Satire works best as a dark form of irony that makes its object look ridiculous. The audience must be in on the joke, or the attempt falls flat. One can cite Jonathan Swift, as I did regarding guns, and most people either don’t know who Swift was or they find the comparison bogus. Such are the perils of irony. If you mock Trump with humor you’re up against some sixty percent of Republicans who continue to believe the Big Lie.

But I still like the metaphor of the circus. For those who pay any attention to it, politics has become entertainment for the masses. The media could not survive without it. The poet Juvenal said this in Roman times: “Give them bread and circuses and they will never revolt.” Are the Select Committee hearings merely a distraction or a diversion for most people? They aren’t “blood sport” for most people, as in ancient Rome, though they might lead to that.

Folks like Rudy Giuliani can also be expected to provide comic relief, as when the old drunk urged Trump to contest the results on election night. Or the wonderful press conference he hosted at the Four Seasons Landscaping Service. John Eastman, chief clown to the president, kept pushing for a plan to kick the election back to the states, even while he acknowledged its illegality.

For many, the very gravity of the hearings indicates that real dangers are lurking. So do the words of the witnesses. Yet a strong sense of artificiality often pervades. We hope the acrobats don’t slip and fall, even as we expect that they might. That tension is part of the circus appeal. Here we hope the clowns will go to jail though we know they may not.

How to Beat the Inflation

“Buy less” is the most obvious answer. Yet often this isn’t possible. In Mexico, one quart of Haagen-Dazs vanilla at my supermarket now costs $15.00 US, almost what it costs in the USA. That outrageous price certainly won’t keep me from buying it. Only if the price goes to $20 would I perhaps reconsider.

I’ll bet most of you are like this with items you lust after. You cut back on things like socks and underwear, making do with holey old stuff. Beer, for some, is another non-negotiable. What do people do in rural red states, forced to buy gas to commute to their uninspiring jobs? Hard to figure that one, when there ain’t much budget left to cut.

Maybe that’s why the hard right is making such headway. If Biden does manage to get through Congress his billions to help these folks, they will piss it away on gasoline or beer, and then what? You bite the hand that feeds you.

I am just as bad. The pickup cartridge on my lovely vinyl-playing setup is going south after many years of usage. It is of course an essential link in getting the music to my ear, and a new one of equal quality will cost about $500, plus shipping here (maybe another $100). Not buying it renders my whole collection mere wall decoration. Buying a cheaper one is cutting off one’s nose to spite the face. How many quarts of Haagen-Dazs is that worth?

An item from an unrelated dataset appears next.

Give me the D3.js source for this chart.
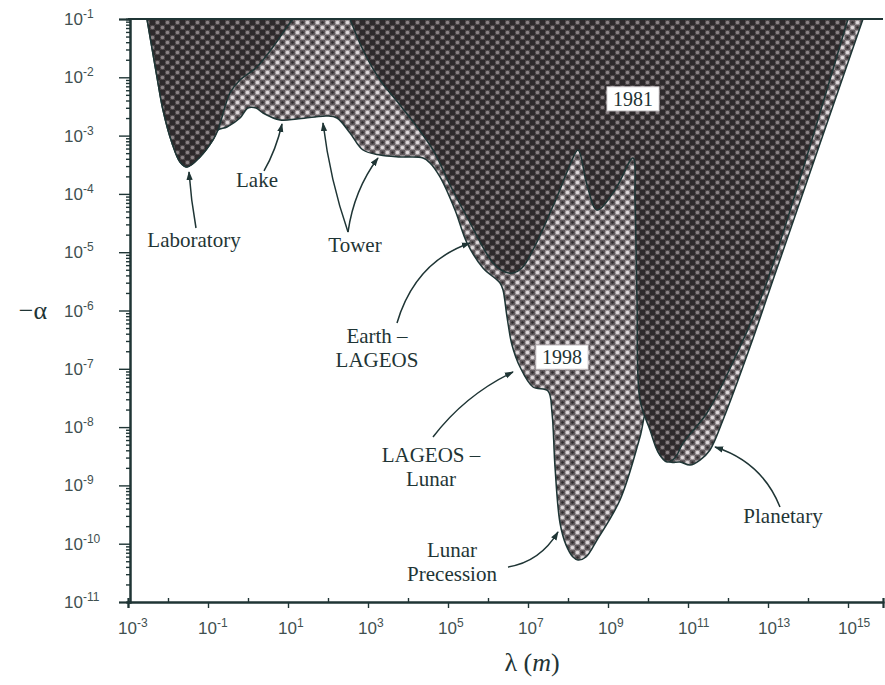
<!DOCTYPE html>
<html>
<head>
<meta charset="utf-8">
<script src="https://cdn.jsdelivr.net/npm/d3@7"></script>
<style>
	body{margin:0;background:#fff;}
	svg{display:block;}
</style>
</head>
<body>
<div id="chart"></div>
<script>
// all points are [log10 lambda (m), log10 (-alpha)]
const xTickExps = [-3,-1,1,3,5,7,9,11,13,15];
const yTickExps = [-1,-2,-3,-4,-5,-6,-7,-8,-9,-10,-11];

// 1981 excluded region, laboratory part
const lab1981 = [[-2.525,-1],[-2.275,-1.995],[-2.125,-2.561],[-1.9,-3.127],[-1.7,-3.453],[-1.525,-3.539],
	[-1.2,-3.367],[-0.875,-3.075],[-0.75,-2.904],[-0.45,-2.269],[-0.2,-2.046],[0.225,-1.823],[0.625,-1.48],
	[0.975,-1.137],[1.125,-1]];

// 1981 excluded region, geophysical / astronomical part
const main1981 = [[2.55,-1],[2.875,-1.532],[3.3,-2.046],[3.8,-2.475],[4.625,-3.247],[5.05,-3.847],[5.475,-4.396],
	[6.125,-5.185],[6.425,-5.34],[6.625,-5.357],[6.85,-5.27],[7.125,-4.962],[7.725,-4.053],[8.05,-3.504],
	[8.25,-3.247],[8.475,-3.847],[8.725,-4.276],[9.175,-3.933],[9.625,-3.384],[9.675,-4.105],[9.725,-5.82],
	[9.8,-7.535],[10.05,-8.05],[10.25,-8.427],[10.475,-8.599],[10.675,-8.53],[10.875,-8.273],[11.475,-7.758],
	[12.3,-6.626],[12.875,-5.7],[13.675,-4.019],[15,-1]];

// 1998 excluded region
const limit1998 = [[-2.525,-1],[-2.275,-1.995],[-2.125,-2.561],[-1.9,-3.127],[-1.7,-3.453],[-1.525,-3.539],
	[-1.2,-3.367],[-0.875,-3.075],[-0.75,-2.904],[-0.525,-2.852],[-0.2,-2.698],[0,-2.527],[0.2,-2.527],
	[0.375,-2.612],[0.8,-2.732],[1.225,-2.715],[1.675,-2.681],[1.975,-2.664],[2.225,-2.698],[2.55,-2.955],
	[2.875,-3.247],[3.3,-3.333],[3.8,-3.367],[4.375,-3.384],[4.55,-3.47],[4.8,-3.71],[5.175,-4.276],
	[5.475,-4.842],[5.875,-5.271],[6.3,-5.528],[6.375,-5.648],[6.475,-6.111],[6.6,-6.592],[6.8,-6.969],
	[7.125,-7.312],[7.5,-7.381],[7.6,-7.758],[7.675,-8.684],[7.8,-9.645],[7.95,-10.02],[8.125,-10.228],
	[8.25,-10.28],[8.45,-10.228],[8.725,-9.937],[9.3,-9.25],[9.8,-8.17],[9.975,-7.707],[10.3,-8.479],
	[10.55,-8.6],[10.8,-8.6],[11.05,-8.65],[11.3,-8.565],[11.55,-8.393],[11.875,-7.878],[12.55,-6.626],
	[13.125,-5.477],[15.375,-1]];

// annotation text: lines, anchor point (centre, first baseline)
const noteLabels = [
	{lines:['Laboratory'], at:[-1.35,-4.911]},
	{lines:['Lake'], at:[0.225,-3.882]},
	{lines:['Tower'], at:[2.675,-4.997]},
	{lines:['Earth \u2013','LAGEOS'], at:[3.225,-6.557]},
	{lines:['LAGEOS \u2013','Lunar'], at:[4.575,-8.599]},
	{lines:['Lunar','Precession'], at:[5.1,-10.228]},
	{lines:['Planetary'], at:[13.375,-9.645]}
];

// arrows: from, control, to
const noteArrows = [
	[[-1.3,-4.585],[-1.425,-4.105],[-1.475,-3.624]],
	[[0.4,-3.607],[0.7,-3.247],[0.85,-2.801]],
	[[2.5,-4.654],[2.05,-3.762],[1.875,-2.784]],
	[[2.5,-4.654],[2.65,-3.933],[3.25,-3.384]],
	[[3.725,-6.214],[4.175,-5.168],[5.55,-4.842]],
	[[4.625,-8.17],[5.425,-7.449],[6.625,-7.055]],
	[[6.5,-10.4],[7.3,-10.314],[7.75,-9.799]],
	[[13.3,-9.37],[12.85,-8.599],[11.675,-8.341]]
];

const yearBoxes = [
	{text:'1981', at:[9.625,-2.37]},
	{text:'1998', at:[7.85,-6.8]}
];

const width = 885, height = 685;
const ink = '#1f3535';

const x = d3.scaleLog().domain([1e-3, Math.pow(10,15.875)]).range([128,883]);
const y = d3.scaleLog().domain([1e-1, 1e-11]).range([19,602]);
const px = d => x(Math.pow(10,d[0]));
const py = d => y(Math.pow(10,d[1]));

const svg = d3.select('#chart').append('svg')
	.attr('width',width)
	.attr('height',height);

//halftone-like fills
const defs = svg.append('defs');
function halftone(id, base, cell, dot, core){
	const p = defs.append('pattern')
		.attr('id',id)
		.attr('patternUnits','userSpaceOnUse')
		.attr('width',10).attr('height',10);
	p.append('rect').attr('width',10).attr('height',10).attr('fill',base);
	p.append('rect').attr('width',5).attr('height',5).attr('fill',cell);
	p.append('rect').attr('x',5).attr('y',5).attr('width',5).attr('height',5).attr('fill',cell);
	p.append('circle').attr('cx',7.5).attr('cy',2.5).attr('r',1.8).attr('fill',dot);
	p.append('circle').attr('cx',2.5).attr('cy',7.5).attr('r',1.8).attr('fill',dot);
	if(core){
		p.append('circle').attr('cx',2.5).attr('cy',2.5).attr('r',1.2).attr('fill',core);
		p.append('circle').attr('cx',7.5).attr('cy',7.5).attr('r',1.2).attr('fill',core);
	}
}
halftone('dark','#474143','#2d292b','#8a8285',null);
halftone('light','#948d90','#625b5e','#dfd9db','#2f2a2c');

const marker = defs.append('marker')
	.attr('id','arrow')
	.attr('viewBox','0 0 10 10')
	.attr('refX',9).attr('refY',5)
	.attr('markerWidth',9).attr('markerHeight',9)
	.attr('markerUnits','userSpaceOnUse')
	.attr('orient','auto');
marker.append('path').attr('d','M0,1.5L10,5L0,8.5Z').attr('fill',ink);

const area = d3.line()
	.x(px).y(py)
	.curve(d3.curveCatmullRom.alpha(0.5));

const regions = svg.append('g').attr('class','regions');
regions.append('path')
	.datum(limit1998)
	.attr('d',d => area(d) + 'Z')
	.attr('fill','url(#light)')
	.attr('stroke',ink).attr('stroke-width',1.5);
[lab1981, main1981].forEach(r => {
	regions.append('path')
		.datum(r)
		.attr('d',d => area(d) + 'Z')
		.attr('fill','url(#dark)')
		.attr('stroke',ink).attr('stroke-width',1.5);
});

//Axes
const minors = [];
for(let e=-11;e<-1;e++){ for(let k=2;k<10;k++) minors.push(k*Math.pow(10,e)); }

const axisY = svg.append('g')
	.attr('transform',`translate(${x(1e-3)+2},0)`);
axisY.call(d3.axisLeft(y).tickValues(minors).tickSize(4).tickFormat(''));
axisY.call(g => g.append('g').call(d3.axisLeft(y).tickValues(yTickExps.map(e => Math.pow(10,e))).tickSize(11).tickFormat('')));
axisY.selectAll('.domain').attr('stroke',ink).attr('stroke-width',2);
axisY.selectAll('.tick line').attr('stroke',ink).attr('stroke-width',1.4);

const allDecades = d3.range(-3,16).map(e => Math.pow(10,e));
const axisX = svg.append('g')
	.attr('transform',`translate(0,${y(1e-11)})`);
axisX.call(d3.axisBottom(x).tickValues(xTickExps.map(e => Math.pow(10,e))).tickSize(6).tickFormat(''));
axisX.call(g => g.append('g').call(d3.axisBottom(x).tickValues(allDecades.filter((d,i) => i%2===1)).tickSize(-4).tickFormat('')));
axisX.selectAll('.domain').attr('stroke',ink).attr('stroke-width',2.2);
axisX.selectAll('.tick line').attr('stroke',ink).attr('stroke-width',1.4);

//top frame line
svg.append('line')
	.attr('x1',x(1e-3)).attr('x2',x.range()[1])
	.attr('y1',y(1e-1)).attr('y2',y(1e-1))
	.attr('stroke',ink).attr('stroke-width',2.2);

//tick labels with superscript exponents
function power(sel, e){
	sel.append('tspan').text('10');
	sel.append('tspan').attr('dy',-7).attr('font-size',12).text(e < 0 ? '-' + (-e) : e);
}
svg.append('g').selectAll('text')
	.data(yTickExps)
	.join('text')
	.attr('x',64)
	.attr('y',e => y(Math.pow(10,e)) + 6)
	.attr('font-family','Liberation Sans, Arial, sans-serif')
	.attr('font-size',17)
	.attr('fill','#3f5050')
	.each(function(e){ power(d3.select(this), e); });

svg.append('g').selectAll('text')
	.data(xTickExps)
	.join('text')
	.attr('x',e => x(Math.pow(10,e)) - 10)
	.attr('y',y(1e-11) + 32)
	.attr('font-family','Liberation Sans, Arial, sans-serif')
	.attr('font-size',17)
	.attr('fill','#3f5050')
	.each(function(e){ power(d3.select(this), e); });

//axis titles
svg.append('text')
	.attr('x',33).attr('y',y(1e-6) + 8)
	.attr('text-anchor','middle')
	.attr('font-family','Liberation Serif, Times New Roman, serif')
	.attr('font-size',26)
	.attr('fill',ink)
	.text('\u2212\u03b1');

const xTitle = svg.append('text')
	.attr('x',x(Math.pow(10,7.1))).attr('y',671)
	.attr('text-anchor','middle')
	.attr('font-family','Liberation Serif, Times New Roman, serif')
	.attr('font-size',26)
	.attr('fill',ink);
xTitle.append('tspan').text('\u03bb (');
xTitle.append('tspan').attr('font-style','italic').text('m');
xTitle.append('tspan').text(')');

//annotations
const notes = svg.append('g')
	.attr('font-family','Liberation Serif, Times New Roman, serif')
	.attr('font-size',21)
	.attr('fill',ink);
notes.selectAll('text')
	.data(noteLabels)
	.join('text')
	.attr('text-anchor','middle')
	.attr('transform',d => `translate(${px(d.at)},${py(d.at)})`)
	.each(function(d){
		d3.select(this).selectAll('tspan')
			.data(d.lines)
			.join('tspan')
			.attr('x',0)
			.attr('y',(l,i) => i*24)
			.text(l => l);
	});

notes.selectAll('path')
	.data(noteArrows)
	.join('path')
	.attr('d',d => `M${px(d[0])},${py(d[0])}Q${px(d[1])},${py(d[1])} ${px(d[2])},${py(d[2])}`)
	.attr('fill','none')
	.attr('stroke',ink)
	.attr('stroke-width',1.5)
	.attr('marker-end','url(#arrow)');

//year boxes
const boxes = svg.append('g').selectAll('g')
	.data(yearBoxes)
	.join('g')
	.attr('transform',d => `translate(${px(d.at)},${py(d.at)})`);
boxes.append('rect')
	.attr('x',-26).attr('y',-12)
	.attr('width',52).attr('height',24)
	.attr('fill','#fff')
	.attr('stroke','#d8d4d6');
boxes.append('text')
	.attr('text-anchor','middle')
	.attr('y',7)
	.attr('font-family','Liberation Serif, Times New Roman, serif')
	.attr('font-size',20)
	.attr('fill',ink)
	.text(d => d.text);
</script>
</body>
</html>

These kinds of quandaries are of little concern to people with real money. Instead they complain about the stock market dropping and worry about what they should do—as if there were any choice but to just hang on. Suzie Orman was interviewed on CNN the other night. Actually she looked pretty good for a 70-year-old dispensing commonplace advice. Her counsel on the stock market? Just do nothing and hang on; the market will come back; it always does (like it did in the 1930s?).

For the rest of us, my uncalled-for advice is like Suzie’s: just hang on. Or you could try one of the four tips from a popular Google site: “ask for a raise.”

Have the Dems Finally Found a Voice?

Years ago I coached political people in how to give effective speeches. Only a few had the kind of controlled passion that Michigan Senator Mallory McMorrow demonstrated last month. She understood that a speech has to be very personal if it’s going to move you. It has to reflect who you really are.

With the furor aroused by the Supreme Court’s Roe v. Wade debacle, you can be sure that women will dominate the discourse to come. Most men sound foolish and presumptive discussing abortion. Women will inevitably put the issues on a personal level. They will be the best political weapon the Democrats have.